Lab 5

Remove all objects from workspace.

remove (list = objects() ) 

Load add-on packages - deSolve - contains lsoda function - differential equation solver.

library (deSolve)

## 
## Attaching package: 'deSolve'
## 
## The following object is masked from 'package:graphics':
## 
##     matplot

Function to compute derivatives of the differential equations.

sir_model = function (current_timepoint, state_values, parameters)
{  
  # create state variables (local variables)
  S = state_values [1]        # susceptibles
  I = state_values [2]        # infectious
  R = state_values [3]        # recovered
  
  with (
    as.list (parameters), # variable names within parameters can be used 
         { # compute derivatives
           dS = (birthrate) - (beta * S * I) - (deathrate*S)
           dI = ( beta * S * I) - (gamma * I) - (deathrate*I)
           dR = (gamma * I) - (deathrate*R)
           
           # combine results
           results = c (dS, dI, dR)
           list (results)
         } 
        )
}

Parameters

contact_rate = 15                  # number of contacts per day
transmission_probability = 0.03    # transmission probability
infectious_period = 5              # infectious period
birthrate = 1/250                   # birthdate
deathrate = 1/250                  # deathrate

Compute values of beta,gammae,deathrate,birthrate.

beta_value = contact_rate * transmission_probability
gamma_value = 1 / infectious_period
birthrate = 1/250                 
deathrate = 1/250

Compute Ro - Reproductive number.

Ro = beta_value / gamma_value

Disease dynamics parameters.

parameter_list = c (beta = beta_value, gamma = gamma_value,birthrate,deathrate)

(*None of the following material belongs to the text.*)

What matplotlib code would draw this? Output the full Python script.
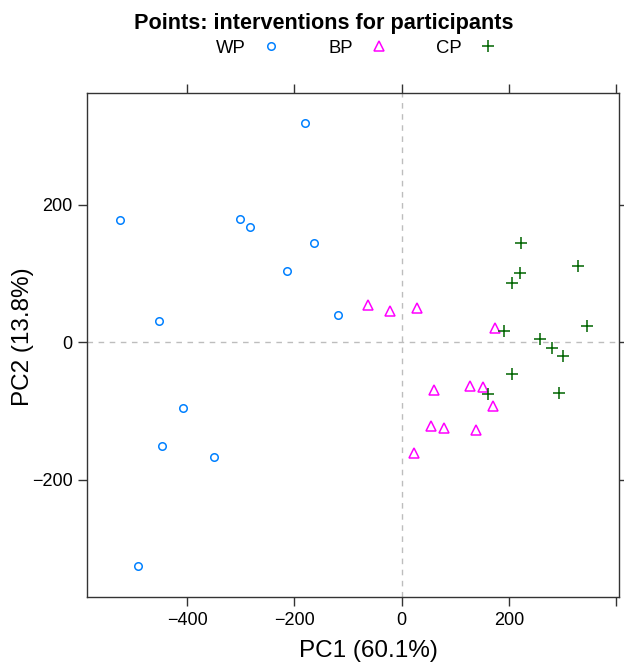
import matplotlib
matplotlib.use("Agg")
import matplotlib.pyplot as plt
from matplotlib.lines import Line2D

plt.rcParams['font.family'] = ['Liberation Sans', 'DejaVu Sans']

# ---- data ----
groups = ["WP", "BP", "CP"]
wp_pc1 = [-181, -526, -302, -282, -163, -214, -452, -119, -408, -447, -350, -491]
wp_pc2 = [318, 177, 179, 167, 144, 104, 31, 40, -96, -150, -166, -325]
bp_pc1 = [-63, -21, 29, 173, 61, 128, 151, 171, 55, 79, 139, 23]
bp_pc2 = [54, 46, 50, 21, -70, -64, -65, -93, -121, -124, -127, -161]
cp_pc1 = [222, 329, 221, 205, 345, 191, 258, 280, 301, 205, 161, 293]
cp_pc2 = [144, 111, 101, 86, 23, 17, 5, -9, -20, -46, -75, -73]
x_ticks = [-400, -200, 0, 200, 400]
x_ticklabels = ["\u2212400", "\u2212200", "0", "200", ""]
y_ticks = [-200, 0, 200]
y_ticklabels = ["\u2212200", "0", "200"]
title = "Points: interventions for participants"
xlabel = "PC1 (60.1%)"
ylabel = "PC2 (13.8%)"

colors = {"WP": "#0080ff", "BP": "#ff00ff", "CP": "#006400"}
styles = {
    "WP": dict(marker="o", ms=5.4, mew=1.1, mfc="none"),
    "BP": dict(marker="^", ms=6.8, mew=1.1, mfc="none"),
    "CP": dict(marker="+", ms=8.5, mew=1.1),
}
series = {"WP": (wp_pc1, wp_pc2), "BP": (bp_pc1, bp_pc2), "CP": (cp_pc1, cp_pc2)}

W, H = 624, 664
fig = plt.figure(figsize=(W / 100, H / 100), dpi=100)
L, R, T, B = 87, 619.3, 93, 596.7
ax = fig.add_axes([L / W, 1 - B / H, (R - L) / W, (B - T) / H])

ax.axvline(0, color="#bdbdbd", lw=1.0, ls=(0, (4, 4)), zorder=1)
ax.axhline(0, color="#bdbdbd", lw=1.0, ls=(0, (4, 4)), zorder=1)

for g in groups:
    xs, ys = series[g]
    ax.plot(xs, ys, ls="none", color=colors[g], mec=colors[g], zorder=3, **styles[g])

ax.set_xlim(-586.6, 405.6)
ax.set_ylim(-369.5, 362)

ax.set_xticks(x_ticks)
ax.set_xticklabels(x_ticklabels)
ax.set_yticks(y_ticks)
ax.set_yticklabels(y_ticklabels)

for s in ax.spines.values():
    s.set_color("#333333")
    s.set_linewidth(1.0)
ax.tick_params(axis="both", which="both", direction="out", length=6.2, width=1.0,
               color="#333333", labelsize=13, top=True, right=True,
               labeltop=False, labelright=False)
ax.tick_params(axis="x", pad=4.5)
ax.tick_params(axis="y", pad=4)

fig.text(368 / W, 1 - 656.7 / H, xlabel, ha="center", va="baseline", fontsize=17.5)
fig.text(23 / W, 1 - 337 / H, ylabel, ha="center", va="center", rotation=90, fontsize=17.5)

fig.text(324 / W, 1 - 29.3 / H, title, ha="center", va="baseline",
         fontsize=15.6, fontweight="bold")

handles = [Line2D([], [], ls="none", color=colors[g], mec=colors[g], **styles[g]) for g in groups]
fig.legend(handles, groups, loc="center", bbox_to_anchor=(356.5 / W, 1 - 48.3 / H),
           ncol=3, frameon=False, markerfirst=False, fontsize=13.3,
           handlelength=1.0, handletextpad=0.9, columnspacing=2.6, borderpad=0.0)

fig.savefig("out.png", dpi=100)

Initial values for sub-populations.

X = 98000       # susceptible hosts
Y = 500           # infectious hosts
Z = 1500           # recovered hosts

Compute total population.

N = X + Y + Z

Initial state values for the differential equations.

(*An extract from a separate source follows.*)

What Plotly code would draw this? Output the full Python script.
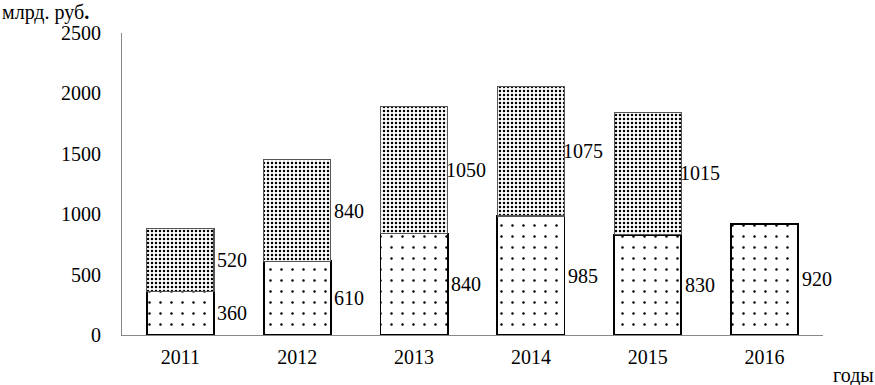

initial_values = c (S = X/N, I = Y/N, R = Z/N)

Output timepoints.

timepoints = seq (0, 900, by=1)

Simulate the SIR epidemic.

output = lsoda (initial_values, timepoints, sir_model, parameter_list)

Plot dynamics of Susceptibles sub-population.

plot (S ~ time, data = output, type='b', col = 'blue') 

Plot dynamics of Infectious sub-population.

plot (I ~ time, data = output, type='b', col = 'red')

Plot dynamics of Recovered sub-population.

plot (R ~ time, data = output, type='b', col = 'green') 

Plot dynamics of Susceptibles, Infectious and Recovered sub-populations in the same plot.

# susceptible hosts over time
plot (S ~ time, data = output, type='b', ylim = c(0,1), col = 'blue', ylab = 'S, I, R', main = 'SIR seasonality') 
text(130,0.3, "S", col = 'blue')

# remain on same frame
par (new = TRUE)    

# infectious hosts over time
plot (I ~ time, data = output, type='b', ylim = c(0,1), col = 'red', ylab = '', axes = FALSE) 
text(200,0.05, "I", col = 'red')

# remain on same frame
par (new = TRUE)  

# recovered hosts over time
plot (R ~ time, data = output, type='b', ylim = c(0,1), col = 'green', ylab = '', axes = FALSE)   
text(150,0.65, "R", col = 'green')

Description: The SIR seasonal dynamic will change over the time period. At the beginning of period, susceptible is high, since susceptible expose to agents, number of susceptible decrease while number of infected increase. Number of recovered increase after host pass infectious period and got immunity. New born population will be filled in susceptible compartment over the time.